Notwithstanding the fact that this guy was very peculiar in that he not only liked "sick-man porn" (whatever that is) but also chose to share it with his new gf, it doesn't alter the fact that your friend shouldn't have said she's "fine with it" if she's not. Whatever happened to sticking to your guns and saying what you actually believe? A man will have far more respect for a woman who states openly that she disapproves of porn than one who "wants to seem all in with the times"!

gk22 · 08/06/2011 22:20

Sorry to see your upset Twinkletoes. I too have a similar problem where I have found what my husband has been looking at on laptop and TV/downloading onto his phone.
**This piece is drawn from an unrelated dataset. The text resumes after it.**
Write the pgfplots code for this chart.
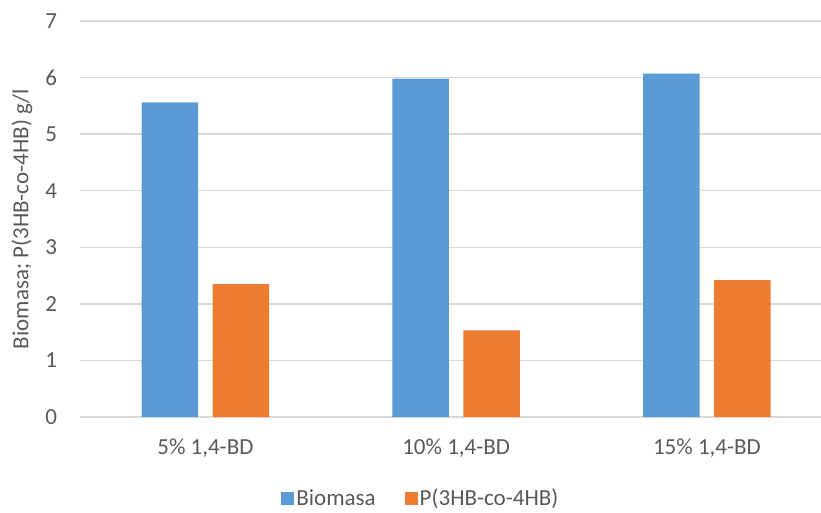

I felt very hurt too as he actually doesn't want to have sex with me very often. Perhaps if I was getting some it might not be such a problem!

When I initially confronted him about the lack of sex, he said it was because he couldn't just "perform" when I wanted him to(!!). Then I found the porn on a number of occasions and he first of all denied it, blamed it on a work colleague (!), then got angry. On one occasion he even said it was because he was getting chest pains when we had sex! After about the third time I discovered something, I asked him to talk to me about it rationally. The sex life still hasn't increased and today I find he has borrowed porn from a neighbour while I have been out today and pretended that he was watching another film which I know he wasn't! Have just tried to talk to him about this and he has stormed off to bed. Of course I will be in the wrong again, my self esteem wil be lowered even more and our sex life will not improve either!

A real shame as in some other ways our relationship is very good.

Hope things work out for you this evening - have a feeling I am just about to walk into another row!